The changing face of Tijuana's art and architecture landscape
Tijuana, the Mexican border town south of San Diego, has had, until recently, a reputation as a lawless enclave of vice and drugs, a destination for debauched American tourists and the turf of violent cartels. Despite dwindling tourist numbers and high crime rates - which spiked in the late 2000s - the city's creative class has been keeping busy, and its rising stars in architecture and cuisine are now earning international attention. In recognition of a rash of bold new buildings and cultural initiatives across the city, the LA-based gallerist Steve Turner recently launched Art Baja Tijuana, an annual festival of contemporary art.

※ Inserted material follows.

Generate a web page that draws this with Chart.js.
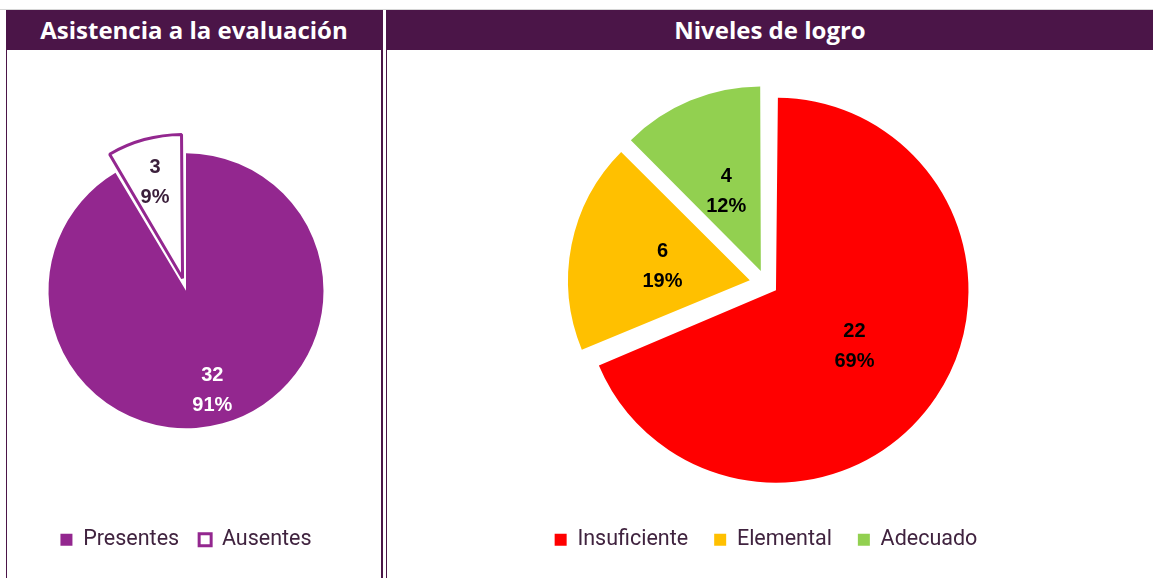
<!DOCTYPE html>
<html>
<head>
<meta charset="utf-8">
<script src="https://cdn.jsdelivr.net/npm/chart.js@4.4.1/dist/chart.umd.min.js"></script>
<style>
  html, body { margin: 0; padding: 0; background: #fff; }
  body { width: 1153px; height: 578px; position: relative; overflow: hidden; }
  .linea { position: absolute; left: 0; top: 9px; width: 1153px; height: 1px; background: #d6d6d6; }
  .panel { position: absolute; top: 10px; height: 600px; box-sizing: border-box; }
  .cabecera { height: 40px; background: #4b1548; color: #fff;
              font: bold 24px "Open Sans", sans-serif; line-height: 40px; text-align: center; }
  .lienzo { position: absolute; top: 51px; height: 527px; }
</style>
</head>
<body>
<div class="linea"></div>
<div class="panel" style="left:6px; width:377px; border-left:1px solid #4b1548; border-right:2px solid #4b1548;">
  <div class="cabecera">Asistencia a la evaluación</div>
</div>
<div class="panel" style="left:386px; width:767px; border-left:1px solid #4b1548;">
  <div class="cabecera">Niveles de logro</div>
</div>
<div class="lienzo" style="left:7px; width:374px;"><canvas id="graficoAsistencia"></canvas></div>
<div class="lienzo" style="left:387px; width:766px;"><canvas id="graficoLogro"></canvas></div>

<script>
// Datos
const asistenciaCategorias = ['Presentes', 'Ausentes'];
const asistenciaValores = [32, 3];
const asistenciaPct = ['91%', '9%'];

const logroCategorias = ['Insuficiente', 'Elemental', 'Adecuado'];
const logroValores = [22, 6, 4];
const logroPct = ['69%', '19%', '12%'];

// Etiquetas dentro de cada porción (valor y porcentaje)
const etiquetasPlugin = {
    id: 'etiquetas',
    afterDatasetsDraw(chart, args, opts) {
        const ctx = chart.ctx;
        const meta = chart.getDatasetMeta(0);
        const valores = chart.data.datasets[0].data;
        meta.data.forEach((arc, i) => {
            const p = arc.getProps(['x', 'y', 'startAngle', 'endAngle', 'outerRadius', 'circumference']);
            const off = (arc.options.offset || 0) / 4;
            const medio = (p.startAngle + p.endAngle) / 2;
            const fix = 1 - Math.sin(Math.min(Math.PI, p.circumference));
            const radio = p.outerRadius + off * fix;
            const d = off + opts.factor * radio;
            const x = p.x + Math.cos(medio) * d;
            const y = p.y + Math.sin(medio) * d + 4;
            ctx.save();
            ctx.font = 'bold 20px "Liberation Sans", Arial, sans-serif';
            ctx.fillStyle = opts.colores[i];
            ctx.textAlign = 'center';
            ctx.textBaseline = 'middle';
            ctx.fillText(String(valores[i]), x, y - 15);
            ctx.fillText(opts.pct[i], x, y + 15);
            ctx.restore();
        });
    }
};

const leyendaFuente = { family: 'Roboto', size: 21.5 };

new Chart(document.getElementById('graficoAsistencia'), {
    type: 'pie',
    data: {
        labels: asistenciaCategorias,
        datasets: [{
            data: asistenciaValores,
            backgroundColor: ['#93278f', '#ffffff'],
            borderColor: ['#93278f', '#93278f'],
            borderWidth: [0, 3],
            offset: [0, 52],
            radius: 137.5
        }]
    },
    options: {
        responsive: true,
        maintainAspectRatio: false,
        animation: false,
        layout: { padding: { top: 21.5, right: 16, bottom: 17.5, left: 0 } },
        plugins: {
            legend: {
                position: 'bottom',
                labels: { boxWidth: 12, boxHeight: 12, padding: 20, color: '#40233f', font: leyendaFuente }
            },
            tooltip: { enabled: false },
            etiquetas: { factor: 0.72, colores: ['#ffffff', '#3b1f3b'], pct: asistenciaPct }
        }
    },
    plugins: [etiquetasPlugin]
});

new Chart(document.getElementById('graficoLogro'), {
    type: 'pie',
    data: {
        labels: logroCategorias,
        datasets: [{
            data: logroValores,
            backgroundColor: ['#ff0000', '#ffc000', '#92d050'],
            borderWidth: 0,
            offset: [48, 66, 54],
            radius: 180.5
        }]
    },
    options: {
        responsive: true,
        maintainAspectRatio: false,
        animation: false,
        layout: { padding: { top: 13, right: 8, bottom: 17.5, left: 0 } },
        plugins: {
            legend: {
                position: 'bottom',
                labels: { boxWidth: 12, boxHeight: 12, padding: 26, color: '#40233f', font: leyendaFuente }
            },
            tooltip: { enabled: false },
            etiquetas: { factor: 0.49, colores: ['#000000', '#000000', '#000000'], pct: logroPct }
        }
    },
    plugins: [etiquetasPlugin]
});
</script>
</body>
</html>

Its first incarnation may have been modest in size, but Turner hopes to attract international collaborators in the future, and is planning to host festival events in various architecturally remarkable buildings around the city each year. For its inaugural outing, the main exhibition took place in a new residential house designed by Jorge Gracia, one of the city's most exciting architects.
Some of the artists involved in the festival, such as Petra Cortright and Fabiola Torres-Alzaga, were chosen from Turner's gallery roster; others, such as New Yorker Aaron Aujla, were picked for their relevance to the show's architectural theme. New talents included the emerging LA-based sound artist Tyler Adams and the Tijuanan street artist PANCA. All showed new work, some of which, like Pablo Rasgado's installation 'Anulación', was specially commissioned. Across town from Casa GS, Rasgado had sealed the windows and doors in a derelict pharmacy to transform the building into a giant, site-specific sculpture.
In tandem with Art Baja Tijuana, a food and architecture tour took us on a journey around notable buildings across the city. The first stop was the striking extension to CECUT - the Centro Cultural Tijuana - designed by Eugenio Velázquez in 2008. The giant sphere of CECUT's central IMAX cinema, built nearly 30 years ago, has become one of the city's landmarks, alongside its 200-foot steel arch (which replicates St Louis' Gateway Arch in the US) erected to celebrate the millennium.
Aside from some impressive Spanish Revival architecture dating from Tijuana's heyday as a gambling capital in the 1930s, much of the city seems unplanned and carelessly constructed. Many residential neighbourhoods grew from temporary migrant settlements, especially after the devastating Mexico City earthquake of 1985. Gracia says he sees Tijuana today as a blank canvas; there is plenty of cheap land, low labour costs, few building regulations and clients are open to experimentation. 'It's like a lab,' he says. His elegant Culinary Art School building, now three years old, combines affordable materials such as rusted steel, poured concrete and garapa wood.
The poor Camino Verde neighbourhood has been particularly afflicted by gang violence. A new community centre, designed by Ramón Guillot, and an award-winning digital library known as Casa de las Ideas, by CRO studio, are both sited on reclaimed land between two gang territories, next to a new park, outdoor gym and skate-park.
At the other end of the economic spectrum is Guillot's 14-floor office building, VIA Corporativo. It is Baja California's first LEED-certified, 'green' building, and also contains the high-end restaurant Mision 19, run by Tijuana's acclaimed chef Javier Plascencia. The marriage between gastronomy, architecture and art promises to drive Tijuana's future, as new businesses open, the art fair raises its profile and culinary empires - such as Plascencia's - continue to grow.